▶ DATASET CONTENT:

>>>

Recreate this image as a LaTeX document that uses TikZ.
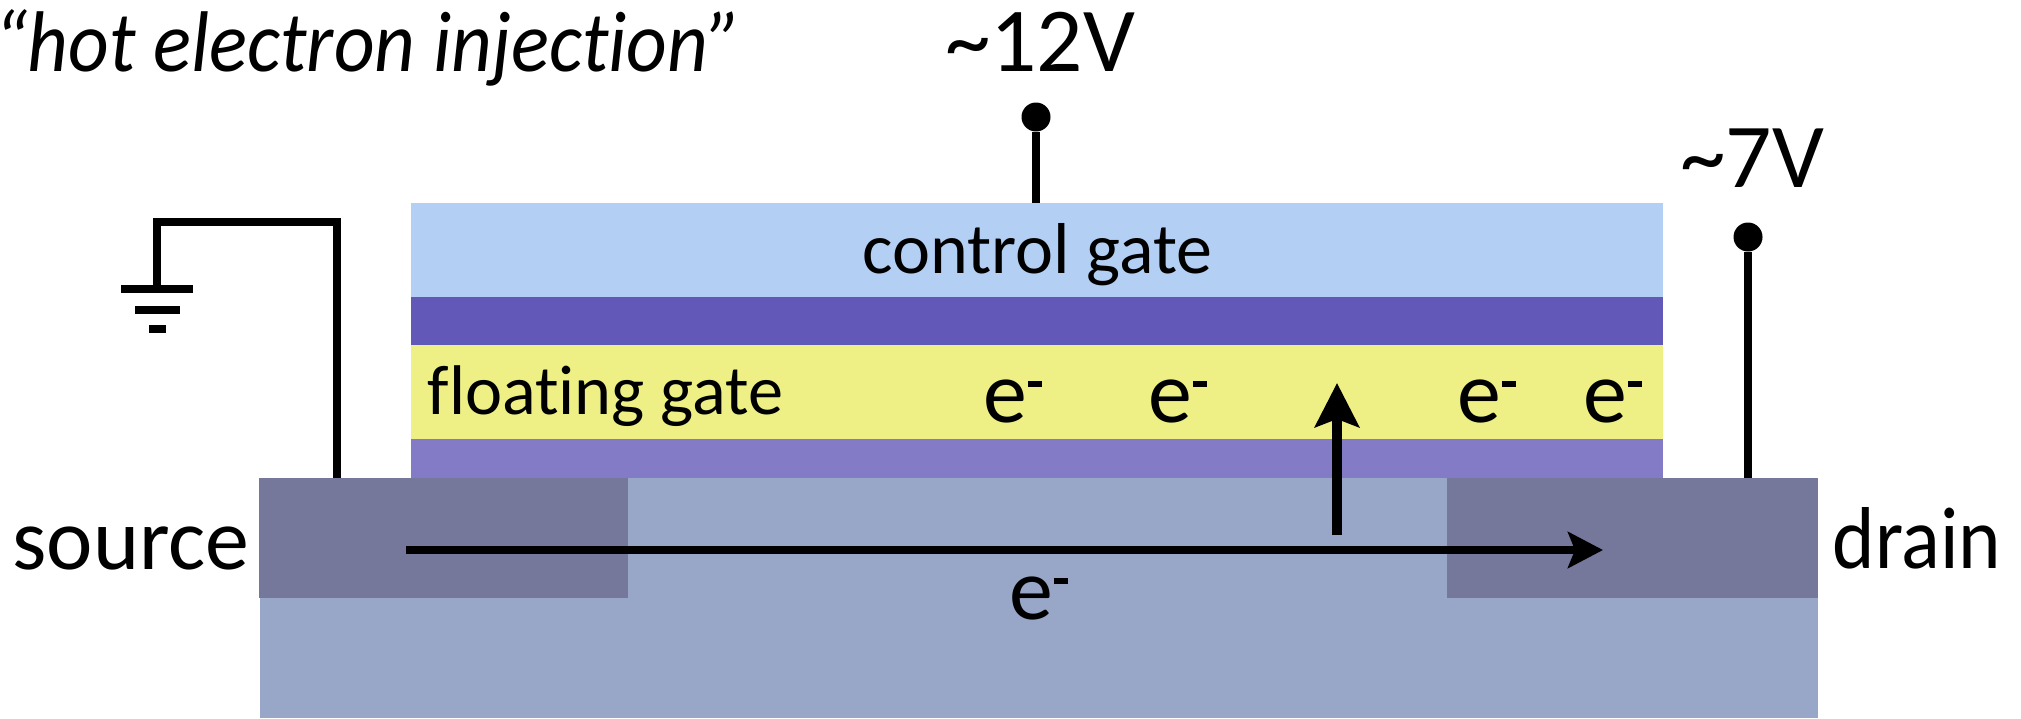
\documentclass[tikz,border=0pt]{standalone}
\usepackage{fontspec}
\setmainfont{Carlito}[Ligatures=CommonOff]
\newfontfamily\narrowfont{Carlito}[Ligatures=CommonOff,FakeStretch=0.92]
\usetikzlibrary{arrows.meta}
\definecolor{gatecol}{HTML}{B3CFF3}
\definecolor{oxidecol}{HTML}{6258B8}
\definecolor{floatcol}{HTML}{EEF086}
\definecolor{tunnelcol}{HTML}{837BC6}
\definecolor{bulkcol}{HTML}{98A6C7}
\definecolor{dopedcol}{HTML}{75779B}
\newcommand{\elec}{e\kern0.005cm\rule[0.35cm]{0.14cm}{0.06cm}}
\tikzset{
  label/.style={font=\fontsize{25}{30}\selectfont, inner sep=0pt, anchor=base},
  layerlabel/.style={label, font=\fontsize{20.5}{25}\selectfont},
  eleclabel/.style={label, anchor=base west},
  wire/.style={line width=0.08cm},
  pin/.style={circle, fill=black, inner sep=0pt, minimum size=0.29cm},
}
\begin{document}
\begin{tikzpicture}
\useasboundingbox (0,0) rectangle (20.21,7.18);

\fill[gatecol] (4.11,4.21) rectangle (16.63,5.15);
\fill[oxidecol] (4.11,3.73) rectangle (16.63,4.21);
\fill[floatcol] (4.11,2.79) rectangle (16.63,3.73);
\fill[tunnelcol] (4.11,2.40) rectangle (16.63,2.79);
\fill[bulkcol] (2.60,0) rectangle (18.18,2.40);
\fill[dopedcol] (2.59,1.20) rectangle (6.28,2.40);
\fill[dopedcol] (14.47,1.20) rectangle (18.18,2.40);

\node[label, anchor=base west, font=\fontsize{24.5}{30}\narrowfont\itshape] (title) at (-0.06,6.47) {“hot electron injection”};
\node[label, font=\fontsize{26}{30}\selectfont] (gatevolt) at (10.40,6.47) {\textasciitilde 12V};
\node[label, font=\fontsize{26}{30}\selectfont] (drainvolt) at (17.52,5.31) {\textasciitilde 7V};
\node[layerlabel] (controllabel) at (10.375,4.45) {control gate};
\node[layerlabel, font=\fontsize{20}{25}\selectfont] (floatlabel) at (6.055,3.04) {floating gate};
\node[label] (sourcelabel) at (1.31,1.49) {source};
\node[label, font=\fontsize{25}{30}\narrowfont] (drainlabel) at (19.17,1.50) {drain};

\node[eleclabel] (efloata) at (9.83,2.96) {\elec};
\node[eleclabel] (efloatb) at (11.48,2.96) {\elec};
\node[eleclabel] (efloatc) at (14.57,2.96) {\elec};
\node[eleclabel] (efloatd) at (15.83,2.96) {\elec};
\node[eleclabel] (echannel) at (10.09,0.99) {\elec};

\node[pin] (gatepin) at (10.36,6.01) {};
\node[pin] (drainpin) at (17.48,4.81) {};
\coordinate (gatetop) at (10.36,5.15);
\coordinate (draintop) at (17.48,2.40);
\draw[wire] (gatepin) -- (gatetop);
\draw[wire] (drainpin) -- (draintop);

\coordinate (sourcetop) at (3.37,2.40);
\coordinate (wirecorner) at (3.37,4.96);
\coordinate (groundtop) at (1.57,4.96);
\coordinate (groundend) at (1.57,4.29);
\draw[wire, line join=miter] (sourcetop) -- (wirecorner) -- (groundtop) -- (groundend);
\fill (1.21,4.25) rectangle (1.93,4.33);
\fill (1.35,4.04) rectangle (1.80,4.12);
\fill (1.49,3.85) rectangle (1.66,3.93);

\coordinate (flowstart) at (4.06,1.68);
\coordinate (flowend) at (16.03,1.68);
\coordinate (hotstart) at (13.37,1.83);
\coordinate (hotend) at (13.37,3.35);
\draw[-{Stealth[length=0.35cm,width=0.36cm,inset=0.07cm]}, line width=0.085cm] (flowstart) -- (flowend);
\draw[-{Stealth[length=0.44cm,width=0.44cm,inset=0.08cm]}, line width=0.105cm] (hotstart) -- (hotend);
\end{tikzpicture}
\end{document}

<<<

▶ GIVEN PROBLEM:
Please take the lines from the beginning of the data above through the line holding "(echannel) at (10.09,0.99)" and transcribe them exactly, without any pictures.

▶ SOLUTION FOR THIS PROBLEM:
Recreate this image as a LaTeX document that uses TikZ.
\documentclass[tikz,border=0pt]{standalone}
\usepackage{fontspec}
\setmainfont{Carlito}[Ligatures=CommonOff]
\newfontfamily\narrowfont{Carlito}[Ligatures=CommonOff,FakeStretch=0.92]
\usetikzlibrary{arrows.meta}
\definecolor{gatecol}{HTML}{B3CFF3}
\definecolor{oxidecol}{HTML}{6258B8}
\definecolor{floatcol}{HTML}{EEF086}
\definecolor{tunnelcol}{HTML}{837BC6}
\definecolor{bulkcol}{HTML}{98A6C7}
\definecolor{dopedcol}{HTML}{75779B}
\newcommand{\elec}{e\kern0.005cm\rule[0.35cm]{0.14cm}{0.06cm}}
\tikzset{
  label/.style={font=\fontsize{25}{30}\selectfont, inner sep=0pt, anchor=base},
  layerlabel/.style={label, font=\fontsize{20.5}{25}\selectfont},
  eleclabel/.style={label, anchor=base west},
  wire/.style={line width=0.08cm},
  pin/.style={circle, fill=black, inner sep=0pt, minimum size=0.29cm},
}
\begin{document}
\begin{tikzpicture}
\useasboundingbox (0,0) rectangle (20.21,7.18);

\fill[gatecol] (4.11,4.21) rectangle (16.63,5.15);
\fill[oxidecol] (4.11,3.73) rectangle (16.63,4.21);
\fill[floatcol] (4.11,2.79) rectangle (16.63,3.73);
\fill[tunnelcol] (4.11,2.40) rectangle (16.63,2.79);
\fill[bulkcol] (2.60,0) rectangle (18.18,2.40);
\fill[dopedcol] (2.59,1.20) rectangle (6.28,2.40);
\fill[dopedcol] (14.47,1.20) rectangle (18.18,2.40);

\node[label, anchor=base west, font=\fontsize{24.5}{30}\narrowfont\itshape] (title) at (-0.06,6.47) {“hot electron injection”};
\node[label, font=\fontsize{26}{30}\selectfont] (gatevolt) at (10.40,6.47) {\textasciitilde 12V};
\node[label, font=\fontsize{26}{30}\selectfont] (drainvolt) at (17.52,5.31) {\textasciitilde 7V};
\node[layerlabel] (controllabel) at (10.375,4.45) {control gate};
\node[layerlabel, font=\fontsize{20}{25}\selectfont] (floatlabel) at (6.055,3.04) {floating gate};
\node[label] (sourcelabel) at (1.31,1.49) {source};
\node[label, font=\fontsize{25}{30}\narrowfont] (drainlabel) at (19.17,1.50) {drain};

\node[eleclabel] (efloata) at (9.83,2.96) {\elec};
\node[eleclabel] (efloatb) at (11.48,2.96) {\elec};
\node[eleclabel] (efloatc) at (14.57,2.96) {\elec};
\node[eleclabel] (efloatd) at (15.83,2.96) {\elec};
\node[eleclabel] (echannel) at (10.09,0.99) {\elec};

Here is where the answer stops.